Your instructions: Line by line, repeat the data below exactly, beginning at the first line and ending at the line with "const seriesColors = ['#00c0c0', '#7f6080', '#ffc020'];". Omit pictures.

##### Data excerpt

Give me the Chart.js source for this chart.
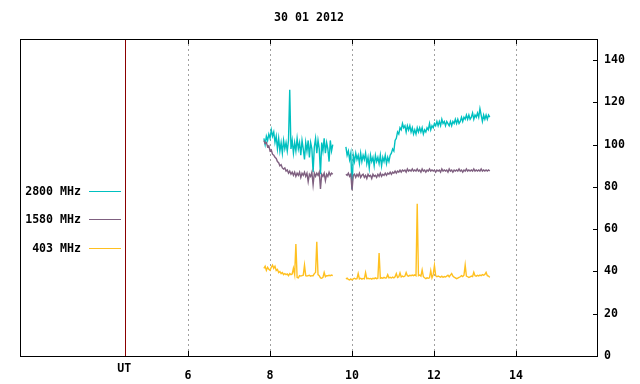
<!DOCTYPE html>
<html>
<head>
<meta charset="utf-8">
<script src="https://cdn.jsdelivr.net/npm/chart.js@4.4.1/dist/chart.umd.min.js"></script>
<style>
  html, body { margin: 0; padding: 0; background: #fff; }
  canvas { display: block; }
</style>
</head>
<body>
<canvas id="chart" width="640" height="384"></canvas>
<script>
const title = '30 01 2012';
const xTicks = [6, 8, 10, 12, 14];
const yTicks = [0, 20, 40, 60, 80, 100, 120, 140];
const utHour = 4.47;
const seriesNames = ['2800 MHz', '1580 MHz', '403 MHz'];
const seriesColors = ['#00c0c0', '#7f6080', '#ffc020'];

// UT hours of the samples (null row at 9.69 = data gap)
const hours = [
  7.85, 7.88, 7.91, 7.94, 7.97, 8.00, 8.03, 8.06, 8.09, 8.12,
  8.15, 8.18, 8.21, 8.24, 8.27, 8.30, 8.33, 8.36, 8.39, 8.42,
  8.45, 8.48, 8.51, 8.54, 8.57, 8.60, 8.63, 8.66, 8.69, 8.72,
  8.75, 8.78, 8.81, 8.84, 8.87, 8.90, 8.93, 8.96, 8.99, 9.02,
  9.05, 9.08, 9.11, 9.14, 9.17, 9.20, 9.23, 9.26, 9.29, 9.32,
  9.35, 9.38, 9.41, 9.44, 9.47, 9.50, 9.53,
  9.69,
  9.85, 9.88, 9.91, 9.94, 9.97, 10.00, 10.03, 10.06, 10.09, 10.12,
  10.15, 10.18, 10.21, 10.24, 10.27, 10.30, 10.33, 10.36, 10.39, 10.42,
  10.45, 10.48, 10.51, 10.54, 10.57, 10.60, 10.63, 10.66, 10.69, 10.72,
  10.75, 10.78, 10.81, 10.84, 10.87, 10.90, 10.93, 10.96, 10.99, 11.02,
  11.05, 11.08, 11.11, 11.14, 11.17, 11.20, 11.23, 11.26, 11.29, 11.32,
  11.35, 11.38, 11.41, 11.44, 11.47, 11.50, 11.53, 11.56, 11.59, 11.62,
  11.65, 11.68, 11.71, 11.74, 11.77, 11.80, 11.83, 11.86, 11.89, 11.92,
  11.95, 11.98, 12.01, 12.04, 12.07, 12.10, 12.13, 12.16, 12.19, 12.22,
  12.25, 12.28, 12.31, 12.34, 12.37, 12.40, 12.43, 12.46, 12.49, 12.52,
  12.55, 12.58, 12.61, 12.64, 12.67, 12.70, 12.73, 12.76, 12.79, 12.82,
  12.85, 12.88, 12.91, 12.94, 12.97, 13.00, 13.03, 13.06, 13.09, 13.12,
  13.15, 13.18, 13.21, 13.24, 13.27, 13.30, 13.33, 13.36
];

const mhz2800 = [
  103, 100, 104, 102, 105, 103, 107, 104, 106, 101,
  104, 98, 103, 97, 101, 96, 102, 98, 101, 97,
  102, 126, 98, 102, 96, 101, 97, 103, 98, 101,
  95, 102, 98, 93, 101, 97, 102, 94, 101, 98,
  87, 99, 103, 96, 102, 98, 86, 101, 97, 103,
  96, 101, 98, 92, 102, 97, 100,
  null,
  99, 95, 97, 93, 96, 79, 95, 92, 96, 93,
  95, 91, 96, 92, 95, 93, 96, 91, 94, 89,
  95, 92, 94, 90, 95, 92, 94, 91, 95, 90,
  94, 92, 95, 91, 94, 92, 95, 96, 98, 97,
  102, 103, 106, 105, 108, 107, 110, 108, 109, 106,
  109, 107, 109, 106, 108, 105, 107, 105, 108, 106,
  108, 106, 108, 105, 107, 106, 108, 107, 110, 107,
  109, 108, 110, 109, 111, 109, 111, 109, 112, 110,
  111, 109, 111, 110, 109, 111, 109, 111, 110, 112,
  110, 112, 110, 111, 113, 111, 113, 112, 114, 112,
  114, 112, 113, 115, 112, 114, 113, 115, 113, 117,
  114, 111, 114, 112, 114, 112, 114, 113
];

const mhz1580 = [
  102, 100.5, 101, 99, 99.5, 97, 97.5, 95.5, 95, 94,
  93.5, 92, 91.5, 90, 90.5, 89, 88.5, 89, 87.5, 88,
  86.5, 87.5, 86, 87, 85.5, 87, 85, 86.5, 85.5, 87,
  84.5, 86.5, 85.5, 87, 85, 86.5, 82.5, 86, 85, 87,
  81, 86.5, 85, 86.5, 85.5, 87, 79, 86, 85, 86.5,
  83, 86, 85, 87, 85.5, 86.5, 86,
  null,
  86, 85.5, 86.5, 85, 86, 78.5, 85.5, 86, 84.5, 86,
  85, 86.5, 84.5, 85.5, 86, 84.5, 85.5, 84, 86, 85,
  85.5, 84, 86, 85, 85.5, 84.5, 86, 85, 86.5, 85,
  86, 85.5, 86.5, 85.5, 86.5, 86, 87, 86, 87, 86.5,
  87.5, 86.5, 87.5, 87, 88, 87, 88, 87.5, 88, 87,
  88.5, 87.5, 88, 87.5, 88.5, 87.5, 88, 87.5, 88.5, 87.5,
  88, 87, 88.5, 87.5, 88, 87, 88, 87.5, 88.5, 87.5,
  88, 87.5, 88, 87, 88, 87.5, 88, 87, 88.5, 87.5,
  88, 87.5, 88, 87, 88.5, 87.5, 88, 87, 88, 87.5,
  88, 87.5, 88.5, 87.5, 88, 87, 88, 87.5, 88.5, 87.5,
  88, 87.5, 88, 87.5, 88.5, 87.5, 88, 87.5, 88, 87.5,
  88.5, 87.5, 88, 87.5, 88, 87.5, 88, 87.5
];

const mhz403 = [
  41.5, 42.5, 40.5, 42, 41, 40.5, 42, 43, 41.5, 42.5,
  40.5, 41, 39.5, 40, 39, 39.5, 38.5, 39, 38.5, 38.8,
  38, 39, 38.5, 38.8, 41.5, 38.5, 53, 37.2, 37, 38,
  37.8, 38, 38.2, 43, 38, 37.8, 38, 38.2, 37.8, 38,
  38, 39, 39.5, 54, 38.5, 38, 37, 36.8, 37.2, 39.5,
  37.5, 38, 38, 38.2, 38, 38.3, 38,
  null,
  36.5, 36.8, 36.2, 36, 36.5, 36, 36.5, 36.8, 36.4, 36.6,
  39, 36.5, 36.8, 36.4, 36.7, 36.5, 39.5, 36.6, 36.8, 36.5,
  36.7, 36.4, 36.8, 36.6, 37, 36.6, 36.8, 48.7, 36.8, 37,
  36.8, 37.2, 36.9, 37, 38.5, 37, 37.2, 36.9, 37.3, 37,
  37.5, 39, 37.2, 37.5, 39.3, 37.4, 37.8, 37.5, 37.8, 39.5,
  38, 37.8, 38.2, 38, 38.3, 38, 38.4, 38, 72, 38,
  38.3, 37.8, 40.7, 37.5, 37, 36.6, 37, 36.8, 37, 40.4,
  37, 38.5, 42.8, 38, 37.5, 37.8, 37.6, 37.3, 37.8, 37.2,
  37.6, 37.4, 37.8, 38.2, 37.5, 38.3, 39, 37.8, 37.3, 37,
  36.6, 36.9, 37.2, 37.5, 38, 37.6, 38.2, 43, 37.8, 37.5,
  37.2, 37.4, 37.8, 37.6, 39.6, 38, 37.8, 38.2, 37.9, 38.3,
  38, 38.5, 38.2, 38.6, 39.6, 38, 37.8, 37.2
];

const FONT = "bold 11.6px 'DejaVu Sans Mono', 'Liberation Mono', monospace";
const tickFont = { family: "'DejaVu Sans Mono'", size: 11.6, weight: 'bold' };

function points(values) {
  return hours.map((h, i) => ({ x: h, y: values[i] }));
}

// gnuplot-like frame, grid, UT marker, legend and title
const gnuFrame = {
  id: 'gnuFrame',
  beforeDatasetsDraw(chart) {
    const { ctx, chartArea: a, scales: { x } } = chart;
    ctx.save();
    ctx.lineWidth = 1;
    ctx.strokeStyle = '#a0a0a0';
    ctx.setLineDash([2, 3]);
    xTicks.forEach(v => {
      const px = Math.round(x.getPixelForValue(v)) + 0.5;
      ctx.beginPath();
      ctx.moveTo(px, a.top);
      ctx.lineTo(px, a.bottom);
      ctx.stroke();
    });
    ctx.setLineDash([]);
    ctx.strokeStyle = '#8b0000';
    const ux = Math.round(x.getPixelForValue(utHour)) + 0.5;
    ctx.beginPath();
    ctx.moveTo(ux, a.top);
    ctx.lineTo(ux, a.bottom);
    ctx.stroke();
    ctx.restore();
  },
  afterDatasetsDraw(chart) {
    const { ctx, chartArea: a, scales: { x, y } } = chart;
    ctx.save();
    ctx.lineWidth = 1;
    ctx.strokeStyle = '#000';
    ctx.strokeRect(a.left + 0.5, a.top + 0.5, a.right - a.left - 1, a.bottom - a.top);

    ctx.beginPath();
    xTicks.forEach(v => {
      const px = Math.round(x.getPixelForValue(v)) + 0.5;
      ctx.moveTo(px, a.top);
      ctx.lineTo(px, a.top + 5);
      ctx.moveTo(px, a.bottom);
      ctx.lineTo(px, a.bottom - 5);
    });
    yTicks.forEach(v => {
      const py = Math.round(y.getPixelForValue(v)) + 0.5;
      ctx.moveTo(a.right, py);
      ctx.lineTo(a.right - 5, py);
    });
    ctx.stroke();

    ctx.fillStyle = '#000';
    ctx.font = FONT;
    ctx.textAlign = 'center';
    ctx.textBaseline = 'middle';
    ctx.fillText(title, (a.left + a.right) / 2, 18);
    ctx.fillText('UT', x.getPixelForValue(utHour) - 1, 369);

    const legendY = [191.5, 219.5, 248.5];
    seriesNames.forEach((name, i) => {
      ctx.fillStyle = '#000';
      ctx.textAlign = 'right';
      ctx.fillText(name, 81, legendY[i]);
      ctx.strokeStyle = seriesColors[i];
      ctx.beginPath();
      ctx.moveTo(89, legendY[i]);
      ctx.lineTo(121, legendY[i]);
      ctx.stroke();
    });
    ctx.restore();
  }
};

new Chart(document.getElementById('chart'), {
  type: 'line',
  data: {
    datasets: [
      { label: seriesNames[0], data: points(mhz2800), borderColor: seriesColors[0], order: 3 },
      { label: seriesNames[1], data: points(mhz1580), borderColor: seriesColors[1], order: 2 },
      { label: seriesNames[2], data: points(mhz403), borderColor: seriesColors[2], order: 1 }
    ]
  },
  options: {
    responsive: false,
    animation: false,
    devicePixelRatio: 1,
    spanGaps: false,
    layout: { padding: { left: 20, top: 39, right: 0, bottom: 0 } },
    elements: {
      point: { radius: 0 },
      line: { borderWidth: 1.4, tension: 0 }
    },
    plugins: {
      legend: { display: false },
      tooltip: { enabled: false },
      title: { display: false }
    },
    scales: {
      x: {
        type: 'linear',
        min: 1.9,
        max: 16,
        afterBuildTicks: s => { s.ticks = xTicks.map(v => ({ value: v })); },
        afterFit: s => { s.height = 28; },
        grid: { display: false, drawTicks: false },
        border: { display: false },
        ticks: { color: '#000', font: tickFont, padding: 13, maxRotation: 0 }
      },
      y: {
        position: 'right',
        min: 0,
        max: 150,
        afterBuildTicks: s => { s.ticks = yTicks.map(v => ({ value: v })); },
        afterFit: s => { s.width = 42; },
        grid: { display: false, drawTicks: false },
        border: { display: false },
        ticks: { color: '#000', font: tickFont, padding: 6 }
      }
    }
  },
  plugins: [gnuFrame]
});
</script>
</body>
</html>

##########

Task answer:
Give me the Chart.js source for this chart.
<!DOCTYPE html>
<html>
<head>
<meta charset="utf-8">
<script src="https://cdn.jsdelivr.net/npm/chart.js@4.4.1/dist/chart.umd.min.js"></script>
<style>
  html, body { margin: 0; padding: 0; background: #fff; }
  canvas { display: block; }
</style>
</head>
<body>
<canvas id="chart" width="640" height="384"></canvas>
<script>
const title = '30 01 2012';
const xTicks = [6, 8, 10, 12, 14];
const yTicks = [0, 20, 40, 60, 80, 100, 120, 140];
const utHour = 4.47;
const seriesNames = ['2800 MHz', '1580 MHz', '403 MHz'];
const seriesColors = ['#00c0c0', '#7f6080', '#ffc020'];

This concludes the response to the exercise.